◆ **INFORMATION PROVIDED**
>>>>>
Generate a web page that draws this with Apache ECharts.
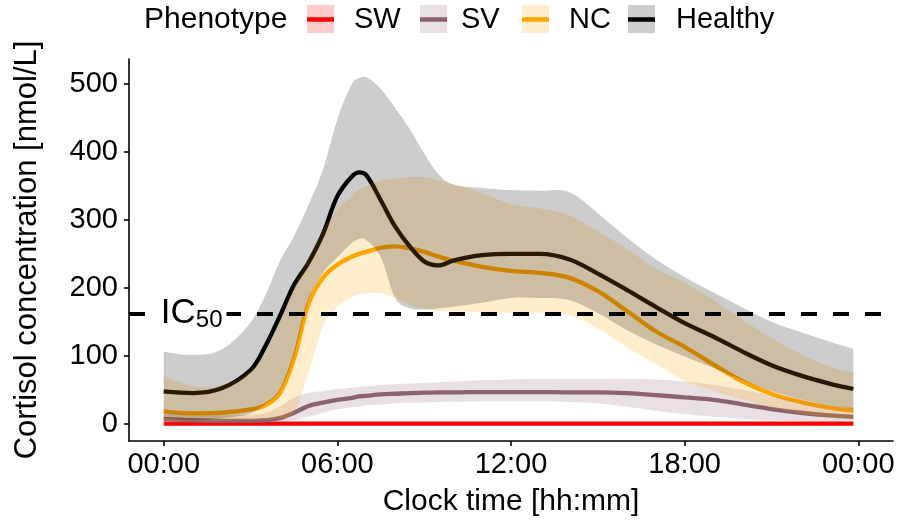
<!DOCTYPE html>
<html>
<head>
<meta charset="utf-8">
<script src="https://cdn.jsdelivr.net/npm/echarts@6/dist/echarts.min.js"></script>
<style>
  html, body { margin: 0; padding: 0; background: #fff; }
  #main { width: 899px; height: 522px; }
</style>
</head>
<body>
<div id="main"></div>
<script>
// clock time in hours
var hours = [0, 1, 2, 3, 3.5, 4, 4.5, 5, 5.5, 6, 6.5, 6.75, 7, 7.5, 8, 8.5, 9, 9.5, 10, 11, 12, 13, 14, 15, 16, 17, 18, 19, 20, 21, 22, 23, 23.83];

// cortisol [nmol/L] per phenotype: median line + band
var healthyMean = [47.5, 45, 52, 79, 113, 157, 204, 237, 279, 335, 364, 370, 366, 329, 290, 261, 239, 233, 240, 248, 250, 250, 242, 221, 197, 172, 148, 128, 106, 86, 71, 59, 51];
var healthyHi = [106, 101, 109, 149, 188, 238, 276, 322, 374, 448, 500, 509, 510, 493, 465, 434, 398, 367, 352, 347, 344, 343, 341, 310, 274, 242, 216, 193, 171, 150, 135, 121, 110];
var healthyLo = [8, 5, 8, 15, 28, 48, 100, 182, 222, 245, 266, 272, 270, 245, 185, 170, 168, 170, 172, 178, 185, 185, 182, 163, 138, 117, 99, 82, 64, 48, 36, 27, 22];

var ncMean = [18, 15, 16, 21, 27, 44, 95, 176, 215, 234, 246, 250, 253, 259, 261, 258, 253, 246, 240, 231, 225, 222, 215, 195, 166, 136, 113, 87, 62, 44, 32, 23.5, 19];
var ncHi = [70, 55, 57, 78, 105, 150, 200, 245, 285, 315, 335, 345, 350, 358, 361, 363, 363, 358, 353, 340, 323, 317, 307, 283, 258, 228, 208, 182, 153, 126, 103, 84, 75];
var ncLo = [5, 4, 4, 5, 6, 8, 16, 75, 143, 172, 186, 190, 192, 192, 185, 175, 169, 166, 165, 164, 163, 163, 160, 140, 113, 88, 63, 48, 35, 24, 15, 9, 6];

var svMean = [7, 5, 4, 4, 5, 8, 16, 26, 31, 35, 38, 40, 41, 43, 44, 45, 45.5, 46, 46, 46.5, 46.5, 46.5, 46, 46, 45, 42, 38.5, 35, 28.5, 21.5, 16, 12, 10];
var svHi = [14, 12, 12, 13, 16, 25, 38, 45, 48, 51, 53, 54, 55, 57, 58, 59, 60, 61, 62, 64, 65, 66, 66, 66, 66, 65, 62, 57, 50, 42, 34, 27, 24];
var svLo = [1, 1, 1, 1, 1, 2, 5, 10, 16, 21, 24, 25, 27, 28, 30, 31, 31, 32, 32, 33, 33, 33, 32, 30, 25, 19, 14, 10, 7, 5, 3, 2, 2];

var swMean = [0, 0, 0, 0, 0, 0, 0, 0, 0, 0, 0, 0, 0, 0, 0, 0, 0, 0, 0, 0, 0, 0, 0, 0, 0, 0, 0, 0, 0, 0, 0, 0, 0];
var swHi = [2, 2, 2, 2, 2, 2, 2, 2, 2, 2, 2, 2, 2, 2, 2, 2, 2, 2, 2, 2, 2, 2, 2, 2, 2, 2, 2, 2, 2, 2, 2, 2, 2];
var swLo = [0, 0, 0, 0, 0, 0, 0, 0, 0, 0, 0, 0, 0, 0, 0, 0, 0, 0, 0, 0, 0, 0, 0, 0, 0, 0, 0, 0, 0, 0, 0, 0, 0];

var ic50 = 162;
var ic50LabelAt = 1;

var xTicks = [0, 6, 12, 18, 24];
var xTickLabels = ['00:00', '06:00', '12:00', '18:00', '00:00'];
var yTicks = [0, 100, 200, 300, 400, 500];

var groups = [
  { name: 'SW', mean: swMean, lo: swLo, hi: swHi, color: '#FF0000', band: 'rgba(255,0,0,0.2)' },
  { name: 'SV', mean: svMean, lo: svLo, hi: svHi, color: '#8B636C', band: 'rgba(139,99,108,0.2)' },
  { name: 'NC', mean: ncMean, lo: ncLo, hi: ncHi, color: '#FFA500', band: 'rgba(255,165,0,0.2)' },
  { name: 'Healthy', mean: healthyMean, lo: healthyLo, hi: healthyHi, color: '#000000', band: 'rgba(0,0,0,0.2)' }
];

var FONT = 'Liberation Sans, Arial, sans-serif';
var SMOOTH = 0.35;

function pairs(ys) {
  return hours.map(function (h, i) { return [h, ys[i]]; });
}

// bezier control points, same idea as echarts' line smoothing
function ctrl(pts, i, k) {
  var p = pts[i];
  var prev = pts[i - 1] || p;
  var next = pts[i + 1] || p;
  var vx = next[0] - prev[0], vy = next[1] - prev[1];
  var d0 = Math.abs(p[0] - prev[0]), d1 = Math.abs(next[0] - p[0]);
  var r = (d0 + d1) > 0 ? d0 / (d0 + d1) : 0.5;
  return {
    before: [p[0] - vx * k * r, p[1] - vy * k * r],
    after: [p[0] + vx * k * (1 - r), p[1] + vy * k * (1 - r)]
  };
}

function curve(pts, k) {
  var d = '';
  for (var i = 0; i < pts.length - 1; i++) {
    var c1 = ctrl(pts, i, k).after;
    var c2 = ctrl(pts, i + 1, k).before;
    d += ' C' + c1[0] + ',' + c1[1] + ' ' + c2[0] + ',' + c2[1] + ' ' + pts[i + 1][0] + ',' + pts[i + 1][1];
  }
  return d;
}

function bandRenderer(g) {
  return function (params, api) {
    if (params.dataIndex !== 0) return;
    var up = hours.map(function (h, i) { return api.coord([h, g.hi[i]]); });
    var low = hours.map(function (h, i) { return api.coord([h, g.lo[i]]); }).reverse();
    var d = 'M' + up[0][0] + ',' + up[0][1] + curve(up, SMOOTH) +
      ' L' + low[0][0] + ',' + low[0][1] + curve(low, SMOOTH) + ' Z';
    return {
      type: 'path',
      shape: { pathData: d },
      style: { fill: g.band }
    };
  };
}

var series = [];
// lines first, ribbons drawn on top (like the ggplot layer order)
groups.forEach(function (g) {
  series.push({
    type: 'line', name: g.name, data: pairs(g.mean), smooth: SMOOTH,
    symbol: 'none', silent: true, z: 2,
    lineStyle: { color: g.color, width: 4.3 }
  });
});
groups.forEach(function (g) {
  series.push({
    type: 'custom', name: g.name + ' band', data: [[0, 0]], z: 3, silent: true,
    renderItem: bandRenderer(g)
  });
});
series.push({
  type: 'scatter', data: [], z: 5, silent: true,
  markLine: {
    silent: true, symbol: 'none',
    label: { show: false },
    lineStyle: { color: '#000', width: 4, type: [16, 16] },
    data: [{ yAxis: ic50 }]
  }
});

// legend keys
var legendKeyX = [307, 420, 522, 628];
var legendTextX = [354, 461, 569, 676];
var graphic = [{
  type: 'text', x: 144, y: 20,
  style: { text: 'Phenotype', fontSize: 30, fontFamily: FONT, fill: '#000', verticalAlign: 'middle' }
}];
groups.forEach(function (g, i) {
  graphic.push({ type: 'rect', shape: { x: legendKeyX[i], y: 5, width: 27, height: 28 }, style: { fill: g.band } });
  graphic.push({ type: 'line', shape: { x1: legendKeyX[i], y1: 19.5, x2: legendKeyX[i] + 27, y2: 19.5 }, style: { stroke: g.color, lineWidth: 4.5 } });
  graphic.push({
    type: 'text', x: legendTextX[i], y: 20,
    style: { text: g.name, fontSize: 29, fontFamily: FONT, fill: '#000', verticalAlign: 'middle' }
  });
});

var chart = echarts.init(document.getElementById('main'));
chart.setOption({
  animation: false,
  backgroundColor: '#fff',
  textStyle: { fontFamily: FONT },
  grid: { left: 129, right: 6, top: 59, bottom: 80.5 },
  xAxis: {
    type: 'value', min: -1.2, max: 25.2,
    name: 'Clock time [hh:mm]', nameLocation: 'middle', nameGap: 46,
    nameTextStyle: { fontSize: 30, color: '#000', fontFamily: FONT },
    axisLine: { onZero: false, lineStyle: { color: '#000', width: 1.6 } },
    axisTick: { show: true, length: 5, customValues: xTicks, lineStyle: { color: '#000', width: 1.6 } },
    axisLabel: {
      customValues: xTicks, fontSize: 29, color: '#000', fontFamily: FONT, margin: 9,
      formatter: function (v) { return xTickLabels[xTicks.indexOf(v)]; }
    },
    splitLine: { show: false }
  },
  yAxis: {
    type: 'value', min: -25.6, max: 537,
    name: 'Cortisol concentration [nmol/L]', nameLocation: 'middle', nameGap: 86,
    nameTextStyle: { fontSize: 31, color: '#000', fontFamily: FONT },
    axisLine: { show: true, onZero: false, lineStyle: { color: '#000', width: 1.6 } },
    axisTick: { show: true, length: 5, customValues: yTicks, lineStyle: { color: '#000', width: 1.6 } },
    axisLabel: { customValues: yTicks, fontSize: 29, color: '#000', fontFamily: FONT, margin: 11 },
    splitLine: { show: false }
  },
  graphic: graphic,
  series: series
});

// IC50 annotation, placed through the axes' own scale
var icPos = chart.convertToPixel({ gridIndex: 0 }, [ic50LabelAt, ic50]);
graphic.push({
  type: 'text', x: icPos[0], y: icPos[1], z: 100,
  style: {
    text: '{a|IC}{b|50}', align: 'center', verticalAlign: 'middle',
    backgroundColor: '#fff', padding: [0, 4, 0, 2],
    rich: {
      a: { fontSize: 35, fontFamily: FONT, fill: '#000' },
      b: { fontSize: 24, fontFamily: FONT, fill: '#000', padding: [14, 0, 0, 0] }
    }
  }
});
chart.setOption({ graphic: graphic });
</script>
</body>
</html>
<<<<<
◆ **TASK DIRECTIONS**
Pictures stay out. Print the data exactly, from its first line through the line containing "36, 27, 22];".

◆ **RESULT OF THIS TASK**
Generate a web page that draws this with Apache ECharts.
<!DOCTYPE html>
<html>
<head>
<meta charset="utf-8">
<script src="https://cdn.jsdelivr.net/npm/echarts@6/dist/echarts.min.js"></script>
<style>
  html, body { margin: 0; padding: 0; background: #fff; }
  #main { width: 899px; height: 522px; }
</style>
</head>
<body>
<div id="main"></div>
<script>
// clock time in hours
var hours = [0, 1, 2, 3, 3.5, 4, 4.5, 5, 5.5, 6, 6.5, 6.75, 7, 7.5, 8, 8.5, 9, 9.5, 10, 11, 12, 13, 14, 15, 16, 17, 18, 19, 20, 21, 22, 23, 23.83];

// cortisol [nmol/L] per phenotype: median line + band
var healthyMean = [47.5, 45, 52, 79, 113, 157, 204, 237, 279, 335, 364, 370, 366, 329, 290, 261, 239, 233, 240, 248, 250, 250, 242, 221, 197, 172, 148, 128, 106, 86, 71, 59, 51];
var healthyHi = [106, 101, 109, 149, 188, 238, 276, 322, 374, 448, 500, 509, 510, 493, 465, 434, 398, 367, 352, 347, 344, 343, 341, 310, 274, 242, 216, 193, 171, 150, 135, 121, 110];
var healthyLo = [8, 5, 8, 15, 28, 48, 100, 182, 222, 245, 266, 272, 270, 245, 185, 170, 168, 170, 172, 178, 185, 185, 182, 163, 138, 117, 99, 82, 64, 48, 36, 27, 22];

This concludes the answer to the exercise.